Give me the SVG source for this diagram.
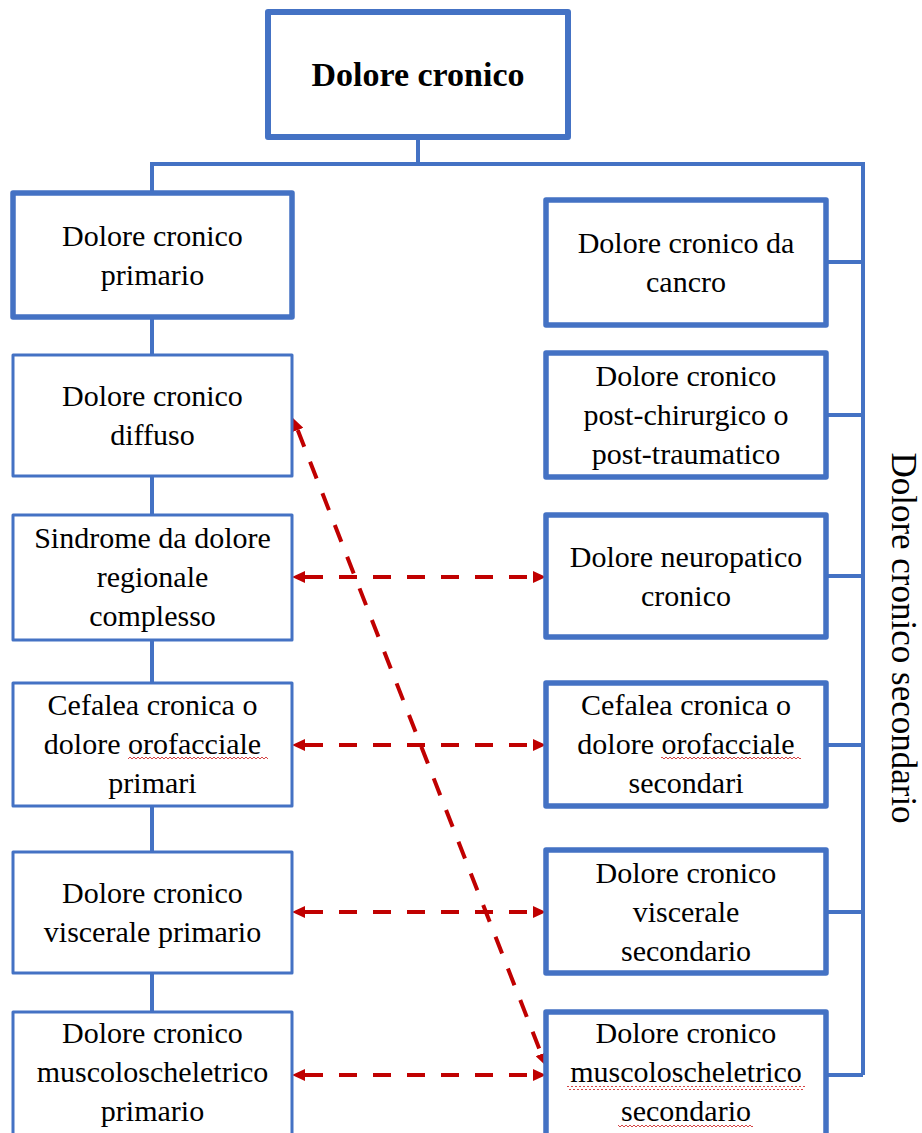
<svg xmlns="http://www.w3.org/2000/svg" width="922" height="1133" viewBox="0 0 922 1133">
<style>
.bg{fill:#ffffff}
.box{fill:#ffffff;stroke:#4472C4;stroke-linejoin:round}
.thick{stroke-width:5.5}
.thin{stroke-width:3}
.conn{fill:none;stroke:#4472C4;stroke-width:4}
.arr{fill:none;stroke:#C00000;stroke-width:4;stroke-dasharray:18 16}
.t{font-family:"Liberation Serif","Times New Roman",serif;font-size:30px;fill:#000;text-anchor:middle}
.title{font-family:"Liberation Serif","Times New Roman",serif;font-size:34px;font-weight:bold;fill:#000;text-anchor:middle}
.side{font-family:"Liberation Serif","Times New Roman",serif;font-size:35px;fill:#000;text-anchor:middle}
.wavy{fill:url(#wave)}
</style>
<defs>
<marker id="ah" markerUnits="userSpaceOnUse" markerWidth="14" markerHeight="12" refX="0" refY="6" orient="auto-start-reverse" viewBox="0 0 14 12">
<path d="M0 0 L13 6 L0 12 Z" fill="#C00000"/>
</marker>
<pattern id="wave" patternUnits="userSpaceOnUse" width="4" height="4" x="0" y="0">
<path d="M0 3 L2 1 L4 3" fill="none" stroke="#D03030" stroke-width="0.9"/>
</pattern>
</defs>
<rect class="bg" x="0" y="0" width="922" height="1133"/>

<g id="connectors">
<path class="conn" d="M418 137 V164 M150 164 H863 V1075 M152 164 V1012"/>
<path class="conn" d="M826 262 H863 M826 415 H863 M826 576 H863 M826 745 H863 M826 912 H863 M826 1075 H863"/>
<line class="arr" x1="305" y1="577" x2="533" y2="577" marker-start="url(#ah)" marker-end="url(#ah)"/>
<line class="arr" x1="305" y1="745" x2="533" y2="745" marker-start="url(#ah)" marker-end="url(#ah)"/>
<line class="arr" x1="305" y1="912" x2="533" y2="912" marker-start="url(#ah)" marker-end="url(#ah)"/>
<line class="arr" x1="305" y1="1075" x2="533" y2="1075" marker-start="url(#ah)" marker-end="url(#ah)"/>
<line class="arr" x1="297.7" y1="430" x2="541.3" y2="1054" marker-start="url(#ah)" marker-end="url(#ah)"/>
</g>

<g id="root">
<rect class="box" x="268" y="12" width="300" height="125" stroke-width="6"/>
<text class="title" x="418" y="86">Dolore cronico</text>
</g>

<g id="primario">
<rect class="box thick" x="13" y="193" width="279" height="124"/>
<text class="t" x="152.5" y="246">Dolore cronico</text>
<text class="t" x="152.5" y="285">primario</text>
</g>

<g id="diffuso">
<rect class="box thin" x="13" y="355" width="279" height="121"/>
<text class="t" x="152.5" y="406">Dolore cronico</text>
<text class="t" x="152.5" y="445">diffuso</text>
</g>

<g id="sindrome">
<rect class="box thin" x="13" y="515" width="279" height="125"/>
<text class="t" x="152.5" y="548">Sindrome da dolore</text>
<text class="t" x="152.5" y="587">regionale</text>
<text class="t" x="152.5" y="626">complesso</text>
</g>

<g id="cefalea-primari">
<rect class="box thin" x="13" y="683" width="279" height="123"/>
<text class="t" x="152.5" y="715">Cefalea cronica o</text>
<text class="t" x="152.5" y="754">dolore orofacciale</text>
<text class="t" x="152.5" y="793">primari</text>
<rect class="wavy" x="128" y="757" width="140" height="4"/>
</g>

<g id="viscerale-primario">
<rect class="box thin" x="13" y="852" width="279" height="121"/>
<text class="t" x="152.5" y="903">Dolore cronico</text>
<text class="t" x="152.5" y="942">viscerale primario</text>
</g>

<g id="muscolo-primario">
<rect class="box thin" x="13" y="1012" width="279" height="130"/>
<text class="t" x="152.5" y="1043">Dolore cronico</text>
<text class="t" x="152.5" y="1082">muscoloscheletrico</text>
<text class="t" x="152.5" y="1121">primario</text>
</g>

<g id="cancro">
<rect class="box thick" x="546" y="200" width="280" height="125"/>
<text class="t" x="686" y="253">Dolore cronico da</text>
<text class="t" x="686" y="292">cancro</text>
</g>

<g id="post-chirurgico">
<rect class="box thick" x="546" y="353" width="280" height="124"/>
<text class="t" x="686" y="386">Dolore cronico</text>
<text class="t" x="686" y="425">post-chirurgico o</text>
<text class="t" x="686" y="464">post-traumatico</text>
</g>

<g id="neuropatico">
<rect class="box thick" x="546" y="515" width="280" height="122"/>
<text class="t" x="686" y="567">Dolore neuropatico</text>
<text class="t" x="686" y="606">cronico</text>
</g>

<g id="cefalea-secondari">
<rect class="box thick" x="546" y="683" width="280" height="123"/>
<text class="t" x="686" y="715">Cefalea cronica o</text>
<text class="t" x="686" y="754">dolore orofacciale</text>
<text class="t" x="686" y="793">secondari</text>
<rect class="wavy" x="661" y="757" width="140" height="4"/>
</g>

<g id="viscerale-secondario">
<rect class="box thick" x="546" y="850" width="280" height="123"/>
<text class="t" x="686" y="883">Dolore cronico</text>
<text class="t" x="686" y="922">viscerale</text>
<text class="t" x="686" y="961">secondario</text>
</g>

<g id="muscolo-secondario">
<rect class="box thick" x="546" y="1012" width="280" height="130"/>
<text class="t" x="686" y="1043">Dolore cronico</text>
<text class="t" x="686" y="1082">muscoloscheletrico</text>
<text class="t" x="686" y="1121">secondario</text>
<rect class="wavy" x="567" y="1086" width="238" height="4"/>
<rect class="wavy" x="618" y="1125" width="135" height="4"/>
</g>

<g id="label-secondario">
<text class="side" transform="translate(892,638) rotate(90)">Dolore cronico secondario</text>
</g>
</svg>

::::

**WRITTEN TASK:** Print the full listing exactly, dropping the pictures.

**RESPONSE BELOW:**
Give me the SVG source for this diagram.
<svg xmlns="http://www.w3.org/2000/svg" width="922" height="1133" viewBox="0 0 922 1133">
<style>
.bg{fill:#ffffff}
.box{fill:#ffffff;stroke:#4472C4;stroke-linejoin:round}
.thick{stroke-width:5.5}
.thin{stroke-width:3}
.conn{fill:none;stroke:#4472C4;stroke-width:4}
.arr{fill:none;stroke:#C00000;stroke-width:4;stroke-dasharray:18 16}
.t{font-family:"Liberation Serif","Times New Roman",serif;font-size:30px;fill:#000;text-anchor:middle}
.title{font-family:"Liberation Serif","Times New Roman",serif;font-size:34px;font-weight:bold;fill:#000;text-anchor:middle}
.side{font-family:"Liberation Serif","Times New Roman",serif;font-size:35px;fill:#000;text-anchor:middle}
.wavy{fill:url(#wave)}
</style>
<defs>
<marker id="ah" markerUnits="userSpaceOnUse" markerWidth="14" markerHeight="12" refX="0" refY="6" orient="auto-start-reverse" viewBox="0 0 14 12">
<path d="M0 0 L13 6 L0 12 Z" fill="#C00000"/>
</marker>
<pattern id="wave" patternUnits="userSpaceOnUse" width="4" height="4" x="0" y="0">
<path d="M0 3 L2 1 L4 3" fill="none" stroke="#D03030" stroke-width="0.9"/>
</pattern>
</defs>
<rect class="bg" x="0" y="0" width="922" height="1133"/>

<g id="connectors">
<path class="conn" d="M418 137 V164 M150 164 H863 V1075 M152 164 V1012"/>
<path class="conn" d="M826 262 H863 M826 415 H863 M826 576 H863 M826 745 H863 M826 912 H863 M826 1075 H863"/>
<line class="arr" x1="305" y1="577" x2="533" y2="577" marker-start="url(#ah)" marker-end="url(#ah)"/>
<line class="arr" x1="305" y1="745" x2="533" y2="745" marker-start="url(#ah)" marker-end="url(#ah)"/>
<line class="arr" x1="305" y1="912" x2="533" y2="912" marker-start="url(#ah)" marker-end="url(#ah)"/>
<line class="arr" x1="305" y1="1075" x2="533" y2="1075" marker-start="url(#ah)" marker-end="url(#ah)"/>
<line class="arr" x1="297.7" y1="430" x2="541.3" y2="1054" marker-start="url(#ah)" marker-end="url(#ah)"/>
</g>

<g id="root">
<rect class="box" x="268" y="12" width="300" height="125" stroke-width="6"/>
<text class="title" x="418" y="86">Dolore cronico</text>
</g>

<g id="primario">
<rect class="box thick" x="13" y="193" width="279" height="124"/>
<text class="t" x="152.5" y="246">Dolore cronico</text>
<text class="t" x="152.5" y="285">primario</text>
</g>

<g id="diffuso">
<rect class="box thin" x="13" y="355" width="279" height="121"/>
<text class="t" x="152.5" y="406">Dolore cronico</text>
<text class="t" x="152.5" y="445">diffuso</text>
</g>

<g id="sindrome">
<rect class="box thin" x="13" y="515" width="279" height="125"/>
<text class="t" x="152.5" y="548">Sindrome da dolore</text>
<text class="t" x="152.5" y="587">regionale</text>
<text class="t" x="152.5" y="626">complesso</text>
</g>

<g id="cefalea-primari">
<rect class="box thin" x="13" y="683" width="279" height="123"/>
<text class="t" x="152.5" y="715">Cefalea cronica o</text>
<text class="t" x="152.5" y="754">dolore orofacciale</text>
<text class="t" x="152.5" y="793">primari</text>
<rect class="wavy" x="128" y="757" width="140" height="4"/>
</g>

<g id="viscerale-primario">
<rect class="box thin" x="13" y="852" width="279" height="121"/>
<text class="t" x="152.5" y="903">Dolore cronico</text>
<text class="t" x="152.5" y="942">viscerale primario</text>
</g>

<g id="muscolo-primario">
<rect class="box thin" x="13" y="1012" width="279" height="130"/>
<text class="t" x="152.5" y="1043">Dolore cronico</text>
<text class="t" x="152.5" y="1082">muscoloscheletrico</text>
<text class="t" x="152.5" y="1121">primario</text>
</g>

<g id="cancro">
<rect class="box thick" x="546" y="200" width="280" height="125"/>
<text class="t" x="686" y="253">Dolore cronico da</text>
<text class="t" x="686" y="292">cancro</text>
</g>

<g id="post-chirurgico">
<rect class="box thick" x="546" y="353" width="280" height="124"/>
<text class="t" x="686" y="386">Dolore cronico</text>
<text class="t" x="686" y="425">post-chirurgico o</text>
<text class="t" x="686" y="464">post-traumatico</text>
</g>

<g id="neuropatico">
<rect class="box thick" x="546" y="515" width="280" height="122"/>
<text class="t" x="686" y="567">Dolore neuropatico</text>
<text class="t" x="686" y="606">cronico</text>
</g>

<g id="cefalea-secondari">
<rect class="box thick" x="546" y="683" width="280" height="123"/>
<text class="t" x="686" y="715">Cefalea cronica o</text>
<text class="t" x="686" y="754">dolore orofacciale</text>
<text class="t" x="686" y="793">secondari</text>
<rect class="wavy" x="661" y="757" width="140" height="4"/>
</g>

<g id="viscerale-secondario">
<rect class="box thick" x="546" y="850" width="280" height="123"/>
<text class="t" x="686" y="883">Dolore cronico</text>
<text class="t" x="686" y="922">viscerale</text>
<text class="t" x="686" y="961">secondario</text>
</g>

<g id="muscolo-secondario">
<rect class="box thick" x="546" y="1012" width="280" height="130"/>
<text class="t" x="686" y="1043">Dolore cronico</text>
<text class="t" x="686" y="1082">muscoloscheletrico</text>
<text class="t" x="686" y="1121">secondario</text>
<rect class="wavy" x="567" y="1086" width="238" height="4"/>
<rect class="wavy" x="618" y="1125" width="135" height="4"/>
</g>

<g id="label-secondario">
<text class="side" transform="translate(892,638) rotate(90)">Dolore cronico secondario</text>
</g>
</svg>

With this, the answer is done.